Kim’s powerful sister last month hinted that North Korea was ready to resume weapons testing while issuing a statement berating the United States and South Korea for continuing their joint military exercises, which she said was the “most vivid expression of U.S. hostile policy.”
She then said the North would boost its pre-emptive strike capabilities while another senior official threatened unspecified countermeasures that would leave the allies facing a “security crisis.”
The allies say the drills are defensive in nature, but they have canceled or downsized them in recent years to create space for diplomacy or in response to COVID-19.
Talks between the United States and North Korea have stalled since the collapse of a summit between Trump and Kim in 2019, when the Americans rejected the North’s demand for major sanctions relief in exchange for a partial surrender of its nuclear capabilities. Kim’s government has so far rejected the Biden administration’s overtures for dialogue, demanding that Washington abandon its “hostile” policies first.
The latest tests came after Kim threw an unusual parade last week in the capital, Pyongyang, that was a marked departure from past militaristic displays, showcasing anti-virus workers in hazmat suits and civil defense organizations involved in industrial work and rebuilding communities destroyed by floods, instead of missiles and other provocative weaponry.

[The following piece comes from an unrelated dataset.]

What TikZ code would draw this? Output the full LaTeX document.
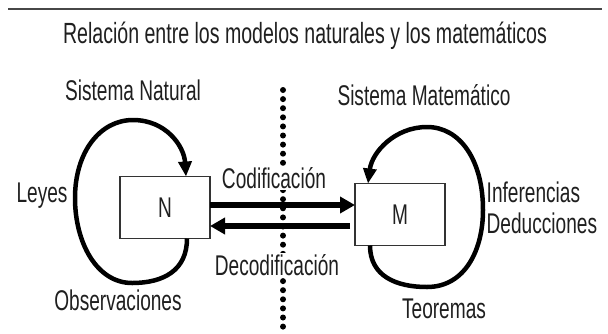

Experts said the parade was focused on domestic unity as Kim now faces perhaps his toughest test, with North Korea wrestling with U.S.-led economic sanctions over its nuclear weapons and pandemic border closures that are causing further strain on its broken economy, as well as food shortages worsened by floods in recent summers.
Associated Press writer Mari Yamaguchi in Tokyo contributed to this report.